Le film aborde également des questions plus larges sur la démocratie et le fonctionnement du système judiciaire. Le jury est présenté comme un microcosme de la société, où des individus de milieux différents doivent travailler ensemble pour prendre une décision cruciale. Le processus de délibération, avec ses tensions et ses désaccords, reflète les défis de toute démocratie : comment parvenir à une décision juste lorsque chacun vient avec ses propres opinions et expériences ? Le film montre que la justice ne peut être rendue que lorsque l’on accepte de mettre de côté ses préjugés pour examiner les faits de manière impartiale.


Dans un contexte où la peine de mort est en jeu, le film prend une résonance encore plus tragique. Chaque erreur de jugement peut avoir des conséquences irréversibles, et Douze Hommes en colère nous rappelle avec force la nécessité d’un système judiciaire rigoureux et d’une vigilance constante face aux erreurs humaines.


Douze Hommes en colère est un film magistral qui transcende les genres et les époques. Sidney Lumet, à travers une mise en scène sobre mais percutante, parvient à créer une tension dramatique inégalée dans un cadre minimaliste, tandis que les acteurs, en particulier Henry Fonda et Lee J. Cobb, livrent des performances inoubliables.

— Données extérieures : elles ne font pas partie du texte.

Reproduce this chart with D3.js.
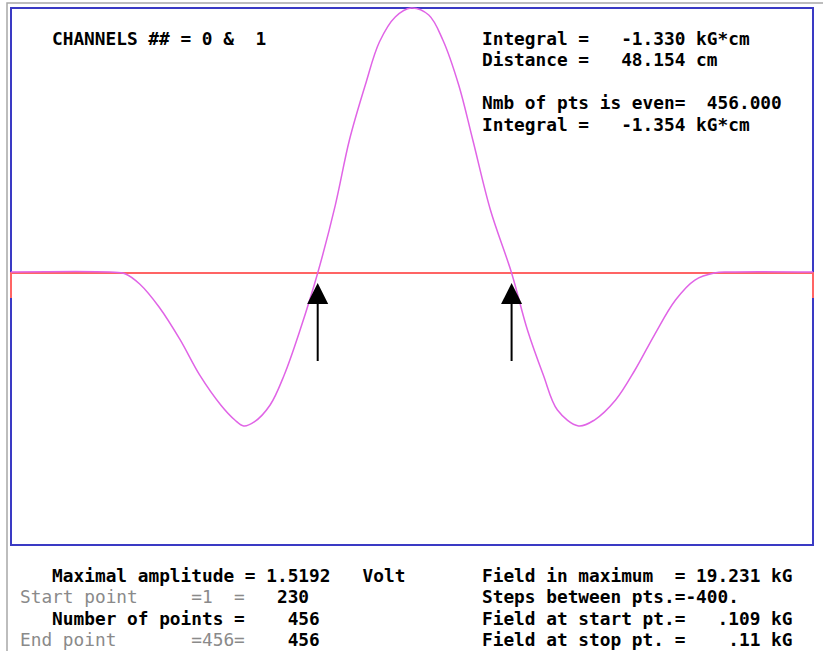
<!DOCTYPE html>
<html>
<head>
<meta charset="utf-8">
<script src="https://cdn.jsdelivr.net/npm/d3@7"></script>
<style>
  body { margin: 0; background: #fff; }
  svg text { font-family: "DejaVu Sans Mono", "Liberation Mono", monospace; font-weight: bold; font-size: 17.8px; white-space: pre; }
</style>
</head>
<body>
<svg id="chart" width="823" height="651"></svg>
<script>
// point index along the scan and measured field (kG)
const pointIdx = [1, 57, 66, 74, 85, 97, 108, 120, 128, 133, 139, 148, 156, 165, 175, 185, 193, 202, 210, 219, 228,
  238, 246, 255, 263, 273, 285, 294, 303, 311, 323, 332, 344, 355, 366, 378, 389, 400, 409, 456]
const fieldKG = [0.07, 0.07, -0.07, -0.80, -2.47, -4.86, -7.40, -9.58, -10.67, -11.10, -10.81, -9.58, -7.40, -4.14, 0, 4.93, 9.65, 13.64, 16.76, 18.58, 19.23,
  18.72, 16.91, 13.64, 9.65, 4.57, 0, -4.14, -7.40, -9.94, -11.10, -10.67, -9.22, -7.04, -4.50, -1.96, -0.51, 0, 0.07, 0.07]
// zero crossings marked with arrows
const markerIdx = [175, 285]

const headerLines = ["CHANNELS ## = 0 &  1"]
const resultLines = ["Integral =   -1.330 kG*cm", "Distance =   48.154 cm", "", "Nmb of pts is even=  456.000", "Integral =   -1.354 kG*cm"]
const infoLeft = [
  [["   Maximal amplitude = 1.5192   Volt", "#000"]],
  [["Start point     =1  =   ", "#8a8a8a"], ["230", "#000"]],
  [["   Number of points =    456", "#000"]],
  [["End point       =456=    ", "#8a8a8a"], ["456", "#000"]]
]
const infoRight = ["Field in maximum  = 19.231 kG", "Steps between pts.=-400.", "Field at start pt.=   .109 kG", "Field at stop pt. =    .11 kG"]

const svg = d3.select("#chart")
const frame = {left: 11, right: 813, top: 8, bottom: 545}

const x = d3.scaleLinear()
  .domain([1, 456])
  .range([frame.left, frame.right])

const y = d3.scaleLinear()
  .domain([-19.74, 19.231])
  .range([frame.bottom, frame.top])

// outer window edge
svg.append("path")
  .attr("d", "M7,651V3H823")
  .attr("fill", "none")
  .attr("stroke", "#a8a8a8")
  .attr("stroke-width", 1.5)

svg.append("rect")
  .attr("x", frame.left)
  .attr("y", frame.top)
  .attr("width", frame.right - frame.left)
  .attr("height", frame.bottom - frame.top)
  .attr("fill", "#fff")
  .attr("stroke", "#3a3ac4")
  .attr("stroke-width", 2)

// zero line with end ticks
const zeroY = y(0)
svg.append("path")
  .attr("d", "M" + x(1) + "," + (zeroY + 25) + "V" + zeroY + "H" + x(456) + "V" + (zeroY + 25))
  .attr("fill", "none")
  .attr("stroke", "#ff6464")
  .attr("stroke-width", 2)

const line = d3.line()
  .x((d, i) => x(pointIdx[i]))
  .y(d => y(d))
  .curve(d3.curveCatmullRom)

svg.append("path")
  .datum(fieldKG)
  .attr("d", line)
  .attr("fill", "none")
  .attr("stroke", "#e064e6")
  .attr("stroke-width", 1.5)

// arrows
const arrows = svg.selectAll(".arrow")
  .data(markerIdx)
  .enter().append("g")
    .attr("class", "arrow")
    .attr("transform", d => "translate(" + x(d) + "," + zeroY + ")")
arrows.append("line")
  .attr("x1", 0).attr("x2", 0)
  .attr("y1", 28).attr("y2", 88)
  .attr("stroke", "#000")
  .attr("stroke-width", 2)
arrows.append("path")
  .attr("d", "M0,10L10.5,31H-10.5Z")
  .attr("fill", "#000")

svg.append("text")
  .attr("x", 52)
  .attr("y", 44.5)
  .text(headerLines[0])

svg.selectAll(".res")
  .data(resultLines)
  .enter().append("text")
    .attr("class", "res")
    .attr("x", 482)
    .attr("y", (d, i) => 44.5 + i * 21.5)
    .text(d => d)

const left = svg.selectAll(".infoL")
  .data(infoLeft)
  .enter().append("text")
    .attr("class", "infoL")
    .attr("x", 20)
    .attr("y", (d, i) => 581.5 + i * 21.5)
left.selectAll("tspan")
  .data(d => d)
  .enter().append("tspan")
    .attr("fill", d => d[1])
    .attr("font-weight", d => d[1] === "#000" ? "bold" : "normal")
    .text(d => d[0])

svg.selectAll(".infoR")
  .data(infoRight)
  .enter().append("text")
    .attr("class", "infoR")
    .attr("x", 482)
    .attr("y", (d, i) => 581.5 + i * 21.5)
    .text(d => d)
</script>
</body>
</html>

Ce film est une réflexion profonde sur la justice, la responsabilité individuelle, et la manière dont nos préjugés peuvent influencer notre jugement. Plus qu’un simple huis clos judiciaire, Douze Hommes en colère est une œuvre universelle qui continue de résonner aujourd’hui, rappelant l’importance de la raison, de l’humanité et du courage face à l’injustice.